BY MATT MENCARINI | STAFF WRITER

Ormond Beach will appeal the Federal Aviation Administration’s decision to close the control tower at the Ormond Beach Municipal Airport.

The decision to close the tower was announced March 22, and included the closure of 149 federal contract towers, as part of the agency’s sequestration implementation plan, according to an FAA release.

Mayor Ed Kelley said he isn’t optimistic the appeal will result in a change of fortune, and he still believes there were other viable options.

“I just think that it’s wrong," Kelley said. “I don't like the federal government picking and choosing things like this.”

After 189 potential closures were announced in early March, City Commissioners Troy Kent and Bill Partington, who were already scheduled to make a trip to Washington, D.C., met with Sen. Bill Nelson, Rep. Ron DeSantis and a member of Sen. Marco Rubio’s staff to lobby support for the Ormond Beach airport.

Both commissioners were encouraged by their discussions with the representatives in Congress and said they felt they were able to communicate the city’s concerns.

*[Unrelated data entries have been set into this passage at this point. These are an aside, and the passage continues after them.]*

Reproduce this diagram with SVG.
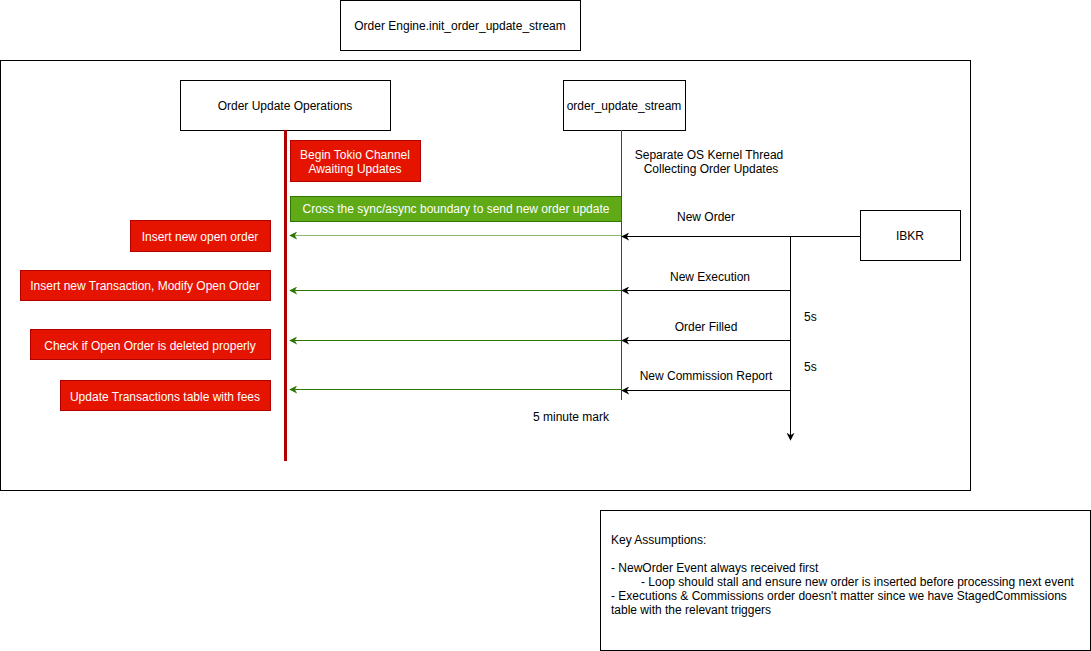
<svg xmlns="http://www.w3.org/2000/svg" width="1091" height="651" viewBox="0 0 1091 651">
<defs>
<style>
text{font-family:"Liberation Sans",Arial,sans-serif;font-size:12px;fill:#000}
.c{text-anchor:middle}
.w{fill:#fff}
.box{fill:#fff;stroke:#000;stroke-width:1}
.red{fill:#E51400;stroke:#B20000;stroke-width:1}
.grn{fill:#60A917;stroke:#2D7600;stroke-width:1}
.ga{stroke:#2D7600;stroke-width:1;fill:none;marker-end:url(#ag)}
.ba{stroke:#000;stroke-width:1;fill:none;marker-end:url(#ab)}
</style>
<marker id="ag" viewBox="0 0 10 10" refX="9" refY="5" markerWidth="8" markerHeight="8" markerUnits="userSpaceOnUse" orient="auto">
<path d="M0,0 L10,5 L0,10 L3,5 Z" fill="#2D7600"/>
</marker>
<marker id="ab" viewBox="0 0 10 10" refX="9" refY="5" markerWidth="8" markerHeight="8" markerUnits="userSpaceOnUse" orient="auto">
<path d="M0,0 L10,5 L0,10 L3,5 Z" fill="#000"/>
</marker>
</defs>
<rect width="1091" height="651" fill="#fff"/>

<g id="frame"><rect x="0.5" y="60.5" width="970" height="430" fill="none" stroke="#000"/></g>

<g id="title"><rect class="box" x="340.5" y="0.5" width="240" height="50"/><text class="c" x="460" y="30">Order Engine.init_order_update_stream</text></g>

<g id="ops"><rect class="box" x="180.5" y="80.5" width="210" height="50"/><text class="c" x="285" y="110">Order Update Operations</text></g>

<g id="stream"><rect class="box" x="563.5" y="80.5" width="122" height="50"/><text class="c" x="624" y="110">order_update_stream</text></g>

<g id="lifelines">
<line x1="285.5" y1="130" x2="285.5" y2="461" stroke="#B20000" stroke-width="3"/>
<line x1="621.5" y1="130" x2="621.5" y2="400" stroke="#444" stroke-width="1"/>
</g>

<g id="tokio"><rect class="red" x="290.5" y="140.5" width="130" height="41"/><text class="c w" x="355" y="159">Begin Tokio Channel</text><text class="c w" x="355" y="173">Awaiting Updates</text></g>

<g id="cross"><rect class="grn" x="290.5" y="196.5" width="331" height="25"/><text class="c w" x="456" y="213">Cross the sync/async boundary to send new order update</text></g>

<g id="op1"><rect class="red" x="130.5" y="220.5" width="140" height="31"/><text class="c w" x="200" y="241">Insert new open order</text></g>
<g id="op2"><rect class="red" x="20.5" y="270.5" width="250" height="30"/><text class="c w" x="145" y="290">Insert new Transaction, Modify Open Order</text></g>
<g id="op3"><rect class="red" x="30.5" y="329.5" width="240" height="30"/><text class="c w" x="150" y="350">Check if Open Order is deleted properly</text></g>
<g id="op4"><rect class="red" x="60.5" y="380.5" width="210" height="30"/><text class="c w" x="165" y="401">Update Transactions table with fees</text></g>

<g id="ibkr"><rect class="box" x="860.5" y="210.5" width="100" height="50"/><text class="c" x="910" y="240">IBKR</text></g>

<g id="notes"><rect class="box" x="600.5" y="510.5" width="490" height="140"/>
<text x="611" y="544">Key Assumptions:</text>
<text x="611" y="572">- NewOrder Event always received first</text>
<text x="641" y="586">- Loop should stall and ensure new order is inserted before processing next event</text>
<text x="611" y="600">- Executions &amp; Commissions order doesn't matter since we have StagedCommissions</text>
<text x="611" y="614">table with the relevant triggers</text>
</g>

<g id="connectors">
<line class="ga" x1="621" y1="235.5" x2="290" y2="235.5" stroke="#82b366" style="stroke:#8DBB6E"/>
<line class="ga" x1="621" y1="290.5" x2="290" y2="290.5"/>
<line class="ga" x1="621" y1="340.5" x2="290" y2="340.5"/>
<line class="ga" x1="621" y1="389.5" x2="290" y2="389.5"/>
<line class="ba" x1="860" y1="236.5" x2="622" y2="236.5"/>
<line class="ba" x1="790.5" y1="236" x2="790.5" y2="440"/>
<line class="ba" x1="790" y1="290.5" x2="622" y2="290.5"/>
<line class="ba" x1="790" y1="340.5" x2="622" y2="340.5"/>
<line class="ba" x1="790" y1="390.5" x2="622" y2="390.5"/>
</g>

<g id="labels">
<text class="c" x="709" y="159">Separate OS Kernel Thread</text>
<text class="c" x="711" y="173">Collecting Order Updates</text>
<text class="c" x="706" y="221">New Order</text>
<text class="c" x="710" y="281">New Execution</text>
<text class="c" x="706" y="331">Order Filled</text>
<text class="c" x="706" y="380">New Commission Report</text>
<text x="804" y="321">5s</text>
<text x="804" y="371">5s</text>
<text class="c" x="571" y="421">5 minute mark</text>
</g>
</svg>
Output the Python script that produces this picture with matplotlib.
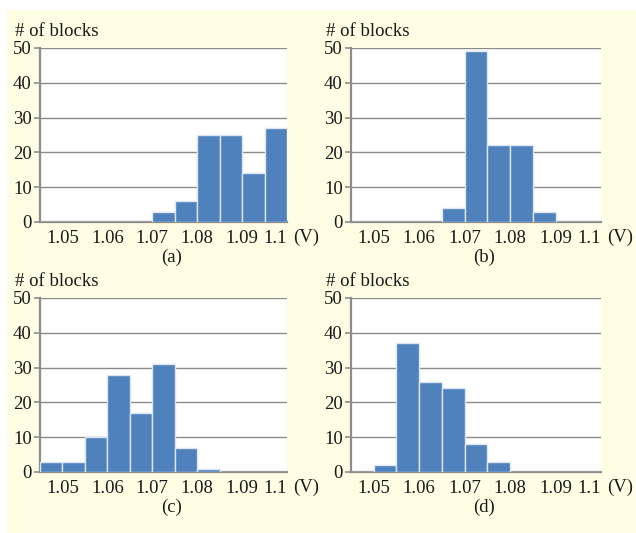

“We heard from communities across the country about the importance of their towers and these were very tough decisions,” Transportation Secretary Ray LaHood said in a statement. “Unfortunately we are faced with a series of difficult choices that we have to make to reach the required cuts under sequestration.”

Since the city’s airport tower reports less than 150,000 operations per year, and didn’t meet the criteria for being in the national interest, it will be included in the four-week phased closure beginning April 7, according to the agency’s release.

Kelley said the safety concern at the airport is a result of the high number of student pilots using the facility through Embry-Riddle Aeronautical University and other flight schools based out of the Ormond Beach Municipal Airport.

City Manager Joyce Shanahan, in a letter to the FAA, dated March 13, voiced the city’s concern and estimated 80% of the airport's traffic came from student pilots, which she said was similar to other neighboring airports, in a region densely populated with training aircraft.

Airport Manager Steven Lichliter referred inquiries on the airport's closure to City Attorney Randy Hayes, who could not be reached for comment.